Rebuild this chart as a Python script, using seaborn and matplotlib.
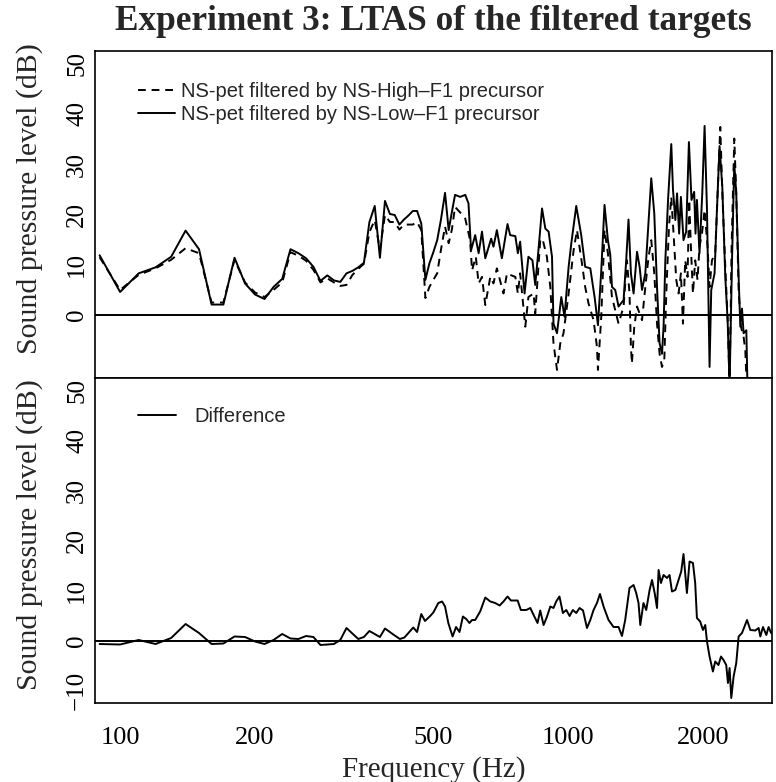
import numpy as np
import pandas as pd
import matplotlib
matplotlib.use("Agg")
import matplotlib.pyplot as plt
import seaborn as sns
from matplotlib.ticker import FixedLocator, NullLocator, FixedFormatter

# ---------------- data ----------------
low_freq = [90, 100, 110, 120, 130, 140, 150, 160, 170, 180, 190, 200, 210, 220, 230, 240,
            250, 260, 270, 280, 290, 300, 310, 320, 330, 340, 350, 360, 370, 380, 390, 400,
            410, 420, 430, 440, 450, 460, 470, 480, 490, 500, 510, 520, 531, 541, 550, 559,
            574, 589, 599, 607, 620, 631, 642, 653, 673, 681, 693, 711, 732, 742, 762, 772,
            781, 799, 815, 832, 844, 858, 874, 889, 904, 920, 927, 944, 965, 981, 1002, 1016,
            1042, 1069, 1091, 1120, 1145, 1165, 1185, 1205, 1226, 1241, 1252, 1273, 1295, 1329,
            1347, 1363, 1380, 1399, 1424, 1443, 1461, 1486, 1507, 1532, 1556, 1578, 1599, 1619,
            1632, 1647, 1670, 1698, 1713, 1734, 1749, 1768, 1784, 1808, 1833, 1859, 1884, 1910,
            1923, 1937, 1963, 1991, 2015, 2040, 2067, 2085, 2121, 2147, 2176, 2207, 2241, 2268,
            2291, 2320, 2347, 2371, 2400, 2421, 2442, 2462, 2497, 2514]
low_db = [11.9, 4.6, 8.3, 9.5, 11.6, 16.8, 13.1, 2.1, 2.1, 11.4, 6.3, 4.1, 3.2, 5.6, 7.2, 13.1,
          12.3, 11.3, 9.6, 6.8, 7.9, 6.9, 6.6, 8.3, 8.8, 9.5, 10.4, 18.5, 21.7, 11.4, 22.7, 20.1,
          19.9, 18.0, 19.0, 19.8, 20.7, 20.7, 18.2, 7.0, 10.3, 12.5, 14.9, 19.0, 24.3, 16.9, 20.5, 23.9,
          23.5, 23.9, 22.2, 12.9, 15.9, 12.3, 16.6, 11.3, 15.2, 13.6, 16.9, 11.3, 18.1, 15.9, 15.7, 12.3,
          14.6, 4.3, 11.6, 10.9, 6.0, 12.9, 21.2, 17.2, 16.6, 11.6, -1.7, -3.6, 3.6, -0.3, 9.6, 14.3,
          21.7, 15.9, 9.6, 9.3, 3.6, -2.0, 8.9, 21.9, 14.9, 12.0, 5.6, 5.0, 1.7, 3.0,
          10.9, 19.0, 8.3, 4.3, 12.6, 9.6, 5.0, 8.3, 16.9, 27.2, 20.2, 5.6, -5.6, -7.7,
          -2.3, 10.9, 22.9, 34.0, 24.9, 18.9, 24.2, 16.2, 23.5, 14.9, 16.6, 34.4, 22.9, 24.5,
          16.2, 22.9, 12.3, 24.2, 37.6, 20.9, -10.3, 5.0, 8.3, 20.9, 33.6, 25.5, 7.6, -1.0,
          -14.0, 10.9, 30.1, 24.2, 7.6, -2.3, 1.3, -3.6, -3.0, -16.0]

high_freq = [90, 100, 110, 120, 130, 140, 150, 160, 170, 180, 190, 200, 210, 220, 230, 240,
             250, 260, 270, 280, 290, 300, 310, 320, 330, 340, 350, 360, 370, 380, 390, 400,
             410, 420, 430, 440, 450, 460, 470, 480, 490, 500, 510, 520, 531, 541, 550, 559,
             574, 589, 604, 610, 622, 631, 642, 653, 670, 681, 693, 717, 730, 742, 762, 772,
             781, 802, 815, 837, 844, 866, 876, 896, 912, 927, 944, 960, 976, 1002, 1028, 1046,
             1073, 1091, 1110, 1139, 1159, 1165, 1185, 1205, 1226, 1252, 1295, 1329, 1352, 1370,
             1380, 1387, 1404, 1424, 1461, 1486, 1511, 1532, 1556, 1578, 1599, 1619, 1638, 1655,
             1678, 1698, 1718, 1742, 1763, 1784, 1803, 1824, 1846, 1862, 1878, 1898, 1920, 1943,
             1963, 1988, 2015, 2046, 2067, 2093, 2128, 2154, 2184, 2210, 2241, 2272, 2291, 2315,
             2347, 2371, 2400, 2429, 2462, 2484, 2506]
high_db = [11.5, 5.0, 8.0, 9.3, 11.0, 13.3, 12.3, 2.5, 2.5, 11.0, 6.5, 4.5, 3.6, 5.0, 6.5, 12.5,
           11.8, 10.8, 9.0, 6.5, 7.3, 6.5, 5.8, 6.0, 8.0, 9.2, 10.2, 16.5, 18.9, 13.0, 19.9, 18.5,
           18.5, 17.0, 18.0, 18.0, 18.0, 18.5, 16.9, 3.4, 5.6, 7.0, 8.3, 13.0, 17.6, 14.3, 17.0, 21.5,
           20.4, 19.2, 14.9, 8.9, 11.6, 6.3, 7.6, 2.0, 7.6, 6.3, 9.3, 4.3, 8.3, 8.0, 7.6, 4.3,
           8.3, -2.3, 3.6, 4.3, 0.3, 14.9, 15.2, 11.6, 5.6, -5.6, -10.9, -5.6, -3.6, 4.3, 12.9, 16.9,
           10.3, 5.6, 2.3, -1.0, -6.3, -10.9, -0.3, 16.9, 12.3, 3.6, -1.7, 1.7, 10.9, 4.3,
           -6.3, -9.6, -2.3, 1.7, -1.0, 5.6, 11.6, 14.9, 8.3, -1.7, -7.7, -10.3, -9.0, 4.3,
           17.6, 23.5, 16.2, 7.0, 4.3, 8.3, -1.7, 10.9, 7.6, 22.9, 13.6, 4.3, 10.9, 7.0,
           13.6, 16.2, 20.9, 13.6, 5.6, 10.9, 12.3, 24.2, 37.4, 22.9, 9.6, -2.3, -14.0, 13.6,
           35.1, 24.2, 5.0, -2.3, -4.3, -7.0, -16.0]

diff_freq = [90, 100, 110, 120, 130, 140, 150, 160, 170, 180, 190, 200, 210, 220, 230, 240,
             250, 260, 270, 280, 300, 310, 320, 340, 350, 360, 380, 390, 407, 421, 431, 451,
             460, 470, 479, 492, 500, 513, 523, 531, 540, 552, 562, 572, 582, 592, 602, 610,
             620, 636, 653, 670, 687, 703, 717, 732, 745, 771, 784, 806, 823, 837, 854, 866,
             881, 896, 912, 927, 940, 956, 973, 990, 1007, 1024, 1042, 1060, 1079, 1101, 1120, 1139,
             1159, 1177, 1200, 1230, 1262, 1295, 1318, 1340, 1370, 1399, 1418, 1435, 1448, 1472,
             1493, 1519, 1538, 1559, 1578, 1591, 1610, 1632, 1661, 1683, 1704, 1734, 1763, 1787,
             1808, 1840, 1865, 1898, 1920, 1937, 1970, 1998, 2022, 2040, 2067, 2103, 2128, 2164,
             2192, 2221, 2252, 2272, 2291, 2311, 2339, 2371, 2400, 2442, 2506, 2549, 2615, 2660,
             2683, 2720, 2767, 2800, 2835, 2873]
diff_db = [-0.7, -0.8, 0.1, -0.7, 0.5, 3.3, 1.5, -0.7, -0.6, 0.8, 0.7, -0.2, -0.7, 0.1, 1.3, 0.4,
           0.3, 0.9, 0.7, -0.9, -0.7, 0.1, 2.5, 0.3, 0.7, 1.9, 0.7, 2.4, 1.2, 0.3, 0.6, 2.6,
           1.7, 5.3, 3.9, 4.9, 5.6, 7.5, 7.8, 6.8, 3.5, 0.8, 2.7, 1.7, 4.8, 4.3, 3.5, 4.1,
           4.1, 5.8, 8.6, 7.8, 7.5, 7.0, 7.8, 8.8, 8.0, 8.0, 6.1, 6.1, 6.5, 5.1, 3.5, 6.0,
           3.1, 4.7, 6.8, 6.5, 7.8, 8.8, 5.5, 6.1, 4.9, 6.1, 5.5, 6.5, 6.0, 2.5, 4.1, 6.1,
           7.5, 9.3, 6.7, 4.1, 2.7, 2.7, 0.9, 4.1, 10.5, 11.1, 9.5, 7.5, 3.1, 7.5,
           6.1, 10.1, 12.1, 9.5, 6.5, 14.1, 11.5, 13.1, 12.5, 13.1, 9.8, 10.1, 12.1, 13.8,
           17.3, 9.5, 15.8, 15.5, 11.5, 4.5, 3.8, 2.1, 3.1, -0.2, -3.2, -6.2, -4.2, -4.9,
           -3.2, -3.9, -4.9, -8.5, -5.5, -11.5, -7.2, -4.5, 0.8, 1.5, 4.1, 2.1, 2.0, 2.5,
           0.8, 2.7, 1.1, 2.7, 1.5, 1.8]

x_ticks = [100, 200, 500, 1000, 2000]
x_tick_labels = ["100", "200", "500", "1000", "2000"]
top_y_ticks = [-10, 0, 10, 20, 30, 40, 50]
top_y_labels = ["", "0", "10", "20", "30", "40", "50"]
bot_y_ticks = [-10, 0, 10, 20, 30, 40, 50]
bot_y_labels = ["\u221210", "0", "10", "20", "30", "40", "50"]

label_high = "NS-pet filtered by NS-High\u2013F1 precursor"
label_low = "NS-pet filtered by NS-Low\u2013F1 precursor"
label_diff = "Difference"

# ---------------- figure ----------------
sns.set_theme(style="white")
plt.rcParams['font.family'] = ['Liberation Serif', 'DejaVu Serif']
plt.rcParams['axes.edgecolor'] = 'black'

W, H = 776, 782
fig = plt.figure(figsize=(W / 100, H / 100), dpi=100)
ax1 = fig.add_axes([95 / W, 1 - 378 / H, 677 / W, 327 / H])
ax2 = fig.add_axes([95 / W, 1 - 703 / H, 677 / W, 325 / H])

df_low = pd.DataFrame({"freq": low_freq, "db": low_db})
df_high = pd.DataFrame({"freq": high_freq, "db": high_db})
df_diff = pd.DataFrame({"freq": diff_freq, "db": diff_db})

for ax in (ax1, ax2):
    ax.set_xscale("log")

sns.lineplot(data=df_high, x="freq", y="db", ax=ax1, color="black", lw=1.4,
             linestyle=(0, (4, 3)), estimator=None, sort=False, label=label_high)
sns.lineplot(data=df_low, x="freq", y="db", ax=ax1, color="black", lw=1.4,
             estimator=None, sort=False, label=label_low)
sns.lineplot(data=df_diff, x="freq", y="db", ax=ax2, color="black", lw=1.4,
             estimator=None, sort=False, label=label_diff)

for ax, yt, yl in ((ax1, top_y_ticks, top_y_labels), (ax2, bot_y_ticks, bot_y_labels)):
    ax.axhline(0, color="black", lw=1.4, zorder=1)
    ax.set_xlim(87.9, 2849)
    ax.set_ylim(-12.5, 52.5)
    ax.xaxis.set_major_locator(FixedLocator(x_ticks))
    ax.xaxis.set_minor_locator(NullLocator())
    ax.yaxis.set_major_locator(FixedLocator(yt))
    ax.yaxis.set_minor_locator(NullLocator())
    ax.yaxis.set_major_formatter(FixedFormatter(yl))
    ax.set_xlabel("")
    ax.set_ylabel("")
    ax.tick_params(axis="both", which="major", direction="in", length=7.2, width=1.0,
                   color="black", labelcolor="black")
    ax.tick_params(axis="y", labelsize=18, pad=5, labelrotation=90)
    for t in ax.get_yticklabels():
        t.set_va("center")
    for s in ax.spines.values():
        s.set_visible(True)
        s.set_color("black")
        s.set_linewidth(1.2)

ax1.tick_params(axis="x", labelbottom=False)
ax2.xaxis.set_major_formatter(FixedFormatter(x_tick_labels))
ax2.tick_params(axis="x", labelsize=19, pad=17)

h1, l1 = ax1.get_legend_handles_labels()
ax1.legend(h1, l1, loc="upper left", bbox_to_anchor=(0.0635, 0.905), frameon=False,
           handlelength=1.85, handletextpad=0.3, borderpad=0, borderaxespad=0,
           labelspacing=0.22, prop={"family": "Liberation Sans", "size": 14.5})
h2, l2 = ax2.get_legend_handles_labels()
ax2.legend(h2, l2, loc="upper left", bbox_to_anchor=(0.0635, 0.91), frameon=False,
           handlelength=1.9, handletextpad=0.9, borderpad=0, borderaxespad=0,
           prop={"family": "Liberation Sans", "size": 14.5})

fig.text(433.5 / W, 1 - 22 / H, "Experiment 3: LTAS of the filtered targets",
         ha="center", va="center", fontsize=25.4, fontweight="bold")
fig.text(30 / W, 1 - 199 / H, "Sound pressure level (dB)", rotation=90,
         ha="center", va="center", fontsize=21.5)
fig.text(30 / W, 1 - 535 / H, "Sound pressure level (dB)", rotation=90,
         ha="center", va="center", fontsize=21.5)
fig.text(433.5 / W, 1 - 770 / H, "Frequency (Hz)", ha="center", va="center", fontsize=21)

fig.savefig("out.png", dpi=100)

= Exercise details =
Without the pictures, return the listing above from its first line through the line that has "from matplotlib.ticker import".

= Task solution =
Rebuild this chart as a Python script, using seaborn and matplotlib.
import numpy as np
import pandas as pd
import matplotlib
matplotlib.use("Agg")
import matplotlib.pyplot as plt
import seaborn as sns
from matplotlib.ticker import FixedLocator, NullLocator, FixedFormatter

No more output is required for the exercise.